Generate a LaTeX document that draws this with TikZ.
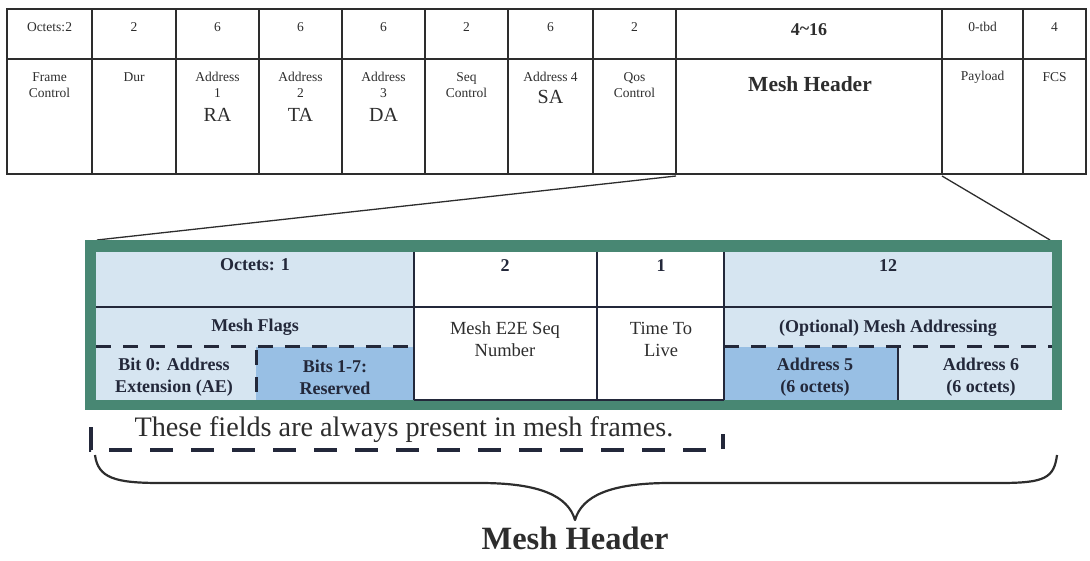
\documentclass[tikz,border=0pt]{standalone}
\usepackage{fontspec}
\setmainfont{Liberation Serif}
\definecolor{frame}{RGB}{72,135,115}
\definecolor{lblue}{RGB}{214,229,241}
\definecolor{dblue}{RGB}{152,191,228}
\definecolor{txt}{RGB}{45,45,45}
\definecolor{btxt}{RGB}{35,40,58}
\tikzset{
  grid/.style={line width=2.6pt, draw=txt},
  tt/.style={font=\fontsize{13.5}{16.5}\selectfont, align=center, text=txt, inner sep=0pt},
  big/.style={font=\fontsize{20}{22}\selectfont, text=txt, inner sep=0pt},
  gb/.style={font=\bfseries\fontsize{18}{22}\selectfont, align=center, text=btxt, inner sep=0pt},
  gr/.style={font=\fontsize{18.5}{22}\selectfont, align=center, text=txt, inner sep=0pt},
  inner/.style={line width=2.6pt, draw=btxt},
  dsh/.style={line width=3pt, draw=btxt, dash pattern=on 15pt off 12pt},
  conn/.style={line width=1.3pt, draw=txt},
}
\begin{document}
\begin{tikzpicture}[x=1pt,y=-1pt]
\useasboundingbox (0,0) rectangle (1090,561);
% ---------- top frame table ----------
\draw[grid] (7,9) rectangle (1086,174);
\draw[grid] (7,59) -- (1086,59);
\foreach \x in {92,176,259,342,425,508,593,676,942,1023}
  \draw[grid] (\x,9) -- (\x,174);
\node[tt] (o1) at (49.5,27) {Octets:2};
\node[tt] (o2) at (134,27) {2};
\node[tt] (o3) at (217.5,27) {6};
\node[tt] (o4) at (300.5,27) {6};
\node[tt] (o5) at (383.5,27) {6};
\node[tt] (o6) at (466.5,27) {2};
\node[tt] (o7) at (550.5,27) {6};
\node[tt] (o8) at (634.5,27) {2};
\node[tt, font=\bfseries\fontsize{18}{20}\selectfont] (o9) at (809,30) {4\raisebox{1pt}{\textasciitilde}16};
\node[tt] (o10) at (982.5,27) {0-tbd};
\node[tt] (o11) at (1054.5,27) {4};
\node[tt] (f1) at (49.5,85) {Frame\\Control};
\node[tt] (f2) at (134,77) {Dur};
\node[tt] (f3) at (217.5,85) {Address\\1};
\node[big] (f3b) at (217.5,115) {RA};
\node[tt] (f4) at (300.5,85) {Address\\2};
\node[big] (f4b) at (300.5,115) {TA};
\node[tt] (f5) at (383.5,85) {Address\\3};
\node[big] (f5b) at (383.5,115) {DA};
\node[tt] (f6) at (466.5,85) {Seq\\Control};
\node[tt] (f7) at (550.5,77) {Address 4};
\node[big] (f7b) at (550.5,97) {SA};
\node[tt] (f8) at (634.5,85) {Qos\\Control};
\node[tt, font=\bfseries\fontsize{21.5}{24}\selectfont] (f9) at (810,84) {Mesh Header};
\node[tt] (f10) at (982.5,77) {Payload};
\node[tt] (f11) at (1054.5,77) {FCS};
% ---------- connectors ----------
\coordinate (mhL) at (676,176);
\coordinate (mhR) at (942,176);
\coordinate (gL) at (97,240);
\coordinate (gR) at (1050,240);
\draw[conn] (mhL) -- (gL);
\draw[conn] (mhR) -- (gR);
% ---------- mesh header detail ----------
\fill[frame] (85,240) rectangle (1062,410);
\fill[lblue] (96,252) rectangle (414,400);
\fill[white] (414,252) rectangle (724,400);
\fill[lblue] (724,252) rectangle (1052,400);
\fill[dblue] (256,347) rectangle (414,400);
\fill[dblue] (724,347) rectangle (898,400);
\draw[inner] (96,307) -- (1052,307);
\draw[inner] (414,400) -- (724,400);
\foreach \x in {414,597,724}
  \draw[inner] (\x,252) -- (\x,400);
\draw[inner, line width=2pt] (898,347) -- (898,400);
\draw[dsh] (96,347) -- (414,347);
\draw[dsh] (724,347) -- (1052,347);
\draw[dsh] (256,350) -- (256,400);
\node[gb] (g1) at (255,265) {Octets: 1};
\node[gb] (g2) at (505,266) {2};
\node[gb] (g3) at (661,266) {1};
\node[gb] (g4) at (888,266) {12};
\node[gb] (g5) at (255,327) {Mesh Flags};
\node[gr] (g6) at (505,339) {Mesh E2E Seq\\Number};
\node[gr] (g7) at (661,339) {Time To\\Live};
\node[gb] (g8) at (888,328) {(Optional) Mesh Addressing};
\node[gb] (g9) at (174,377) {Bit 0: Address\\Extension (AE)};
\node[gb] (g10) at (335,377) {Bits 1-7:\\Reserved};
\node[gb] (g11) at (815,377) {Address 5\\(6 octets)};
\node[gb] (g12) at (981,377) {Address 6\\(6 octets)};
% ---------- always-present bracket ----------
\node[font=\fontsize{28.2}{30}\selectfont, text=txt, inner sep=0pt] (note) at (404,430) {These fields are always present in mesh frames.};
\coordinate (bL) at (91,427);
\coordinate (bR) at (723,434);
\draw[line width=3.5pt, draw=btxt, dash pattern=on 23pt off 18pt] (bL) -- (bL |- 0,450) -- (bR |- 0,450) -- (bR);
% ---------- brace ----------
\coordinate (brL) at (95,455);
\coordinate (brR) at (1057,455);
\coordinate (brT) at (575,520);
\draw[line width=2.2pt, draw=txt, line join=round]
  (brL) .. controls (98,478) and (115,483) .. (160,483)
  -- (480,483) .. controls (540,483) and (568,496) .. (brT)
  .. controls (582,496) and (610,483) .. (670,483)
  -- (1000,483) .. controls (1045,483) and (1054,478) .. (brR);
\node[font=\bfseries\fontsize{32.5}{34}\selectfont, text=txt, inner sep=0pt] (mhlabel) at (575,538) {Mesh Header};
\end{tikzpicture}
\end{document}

·····

Repeat the data above exactly, but not the pictures.

■ **REPLY TO THE EXERCISE**
Generate a LaTeX document that draws this with TikZ.
\documentclass[tikz,border=0pt]{standalone}
\usepackage{fontspec}
\setmainfont{Liberation Serif}
\definecolor{frame}{RGB}{72,135,115}
\definecolor{lblue}{RGB}{214,229,241}
\definecolor{dblue}{RGB}{152,191,228}
\definecolor{txt}{RGB}{45,45,45}
\definecolor{btxt}{RGB}{35,40,58}
\tikzset{
  grid/.style={line width=2.6pt, draw=txt},
  tt/.style={font=\fontsize{13.5}{16.5}\selectfont, align=center, text=txt, inner sep=0pt},
  big/.style={font=\fontsize{20}{22}\selectfont, text=txt, inner sep=0pt},
  gb/.style={font=\bfseries\fontsize{18}{22}\selectfont, align=center, text=btxt, inner sep=0pt},
  gr/.style={font=\fontsize{18.5}{22}\selectfont, align=center, text=txt, inner sep=0pt},
  inner/.style={line width=2.6pt, draw=btxt},
  dsh/.style={line width=3pt, draw=btxt, dash pattern=on 15pt off 12pt},
  conn/.style={line width=1.3pt, draw=txt},
}
\begin{document}
\begin{tikzpicture}[x=1pt,y=-1pt]
\useasboundingbox (0,0) rectangle (1090,561);
% ---------- top frame table ----------
\draw[grid] (7,9) rectangle (1086,174);
\draw[grid] (7,59) -- (1086,59);
\foreach \x in {92,176,259,342,425,508,593,676,942,1023}
  \draw[grid] (\x,9) -- (\x,174);
\node[tt] (o1) at (49.5,27) {Octets:2};
\node[tt] (o2) at (134,27) {2};
\node[tt] (o3) at (217.5,27) {6};
\node[tt] (o4) at (300.5,27) {6};
\node[tt] (o5) at (383.5,27) {6};
\node[tt] (o6) at (466.5,27) {2};
\node[tt] (o7) at (550.5,27) {6};
\node[tt] (o8) at (634.5,27) {2};
\node[tt, font=\bfseries\fontsize{18}{20}\selectfont] (o9) at (809,30) {4\raisebox{1pt}{\textasciitilde}16};
\node[tt] (o10) at (982.5,27) {0-tbd};
\node[tt] (o11) at (1054.5,27) {4};
\node[tt] (f1) at (49.5,85) {Frame\\Control};
\node[tt] (f2) at (134,77) {Dur};
\node[tt] (f3) at (217.5,85) {Address\\1};
\node[big] (f3b) at (217.5,115) {RA};
\node[tt] (f4) at (300.5,85) {Address\\2};
\node[big] (f4b) at (300.5,115) {TA};
\node[tt] (f5) at (383.5,85) {Address\\3};
\node[big] (f5b) at (383.5,115) {DA};
\node[tt] (f6) at (466.5,85) {Seq\\Control};
\node[tt] (f7) at (550.5,77) {Address 4};
\node[big] (f7b) at (550.5,97) {SA};
\node[tt] (f8) at (634.5,85) {Qos\\Control};
\node[tt, font=\bfseries\fontsize{21.5}{24}\selectfont] (f9) at (810,84) {Mesh Header};
\node[tt] (f10) at (982.5,77) {Payload};
\node[tt] (f11) at (1054.5,77) {FCS};
% ---------- connectors ----------
\coordinate (mhL) at (676,176);
\coordinate (mhR) at (942,176);
\coordinate (gL) at (97,240);
\coordinate (gR) at (1050,240);
\draw[conn] (mhL) -- (gL);
\draw[conn] (mhR) -- (gR);
% ---------- mesh header detail ----------
\fill[frame] (85,240) rectangle (1062,410);
\fill[lblue] (96,252) rectangle (414,400);
\fill[white] (414,252) rectangle (724,400);
\fill[lblue] (724,252) rectangle (1052,400);
\fill[dblue] (256,347) rectangle (414,400);
\fill[dblue] (724,347) rectangle (898,400);
\draw[inner] (96,307) -- (1052,307);
\draw[inner] (414,400) -- (724,400);
\foreach \x in {414,597,724}
  \draw[inner] (\x,252) -- (\x,400);
\draw[inner, line width=2pt] (898,347) -- (898,400);
\draw[dsh] (96,347) -- (414,347);
\draw[dsh] (724,347) -- (1052,347);
\draw[dsh] (256,350) -- (256,400);
\node[gb] (g1) at (255,265) {Octets: 1};
\node[gb] (g2) at (505,266) {2};
\node[gb] (g3) at (661,266) {1};
\node[gb] (g4) at (888,266) {12};
\node[gb] (g5) at (255,327) {Mesh Flags};
\node[gr] (g6) at (505,339) {Mesh E2E Seq\\Number};
\node[gr] (g7) at (661,339) {Time To\\Live};
\node[gb] (g8) at (888,328) {(Optional) Mesh Addressing};
\node[gb] (g9) at (174,377) {Bit 0: Address\\Extension (AE)};
\node[gb] (g10) at (335,377) {Bits 1-7:\\Reserved};
\node[gb] (g11) at (815,377) {Address 5\\(6 octets)};
\node[gb] (g12) at (981,377) {Address 6\\(6 octets)};
% ---------- always-present bracket ----------
\node[font=\fontsize{28.2}{30}\selectfont, text=txt, inner sep=0pt] (note) at (404,430) {These fields are always present in mesh frames.};
\coordinate (bL) at (91,427);
\coordinate (bR) at (723,434);
\draw[line width=3.5pt, draw=btxt, dash pattern=on 23pt off 18pt] (bL) -- (bL |- 0,450) -- (bR |- 0,450) -- (bR);
% ---------- brace ----------
\coordinate (brL) at (95,455);
\coordinate (brR) at (1057,455);
\coordinate (brT) at (575,520);
\draw[line width=2.2pt, draw=txt, line join=round]
  (brL) .. controls (98,478) and (115,483) .. (160,483)
  -- (480,483) .. controls (540,483) and (568,496) .. (brT)
  .. controls (582,496) and (610,483) .. (670,483)
  -- (1000,483) .. controls (1045,483) and (1054,478) .. (brR);
\node[font=\bfseries\fontsize{32.5}{34}\selectfont, text=txt, inner sep=0pt] (mhlabel) at (575,538) {Mesh Header};
\end{tikzpicture}
\end{document}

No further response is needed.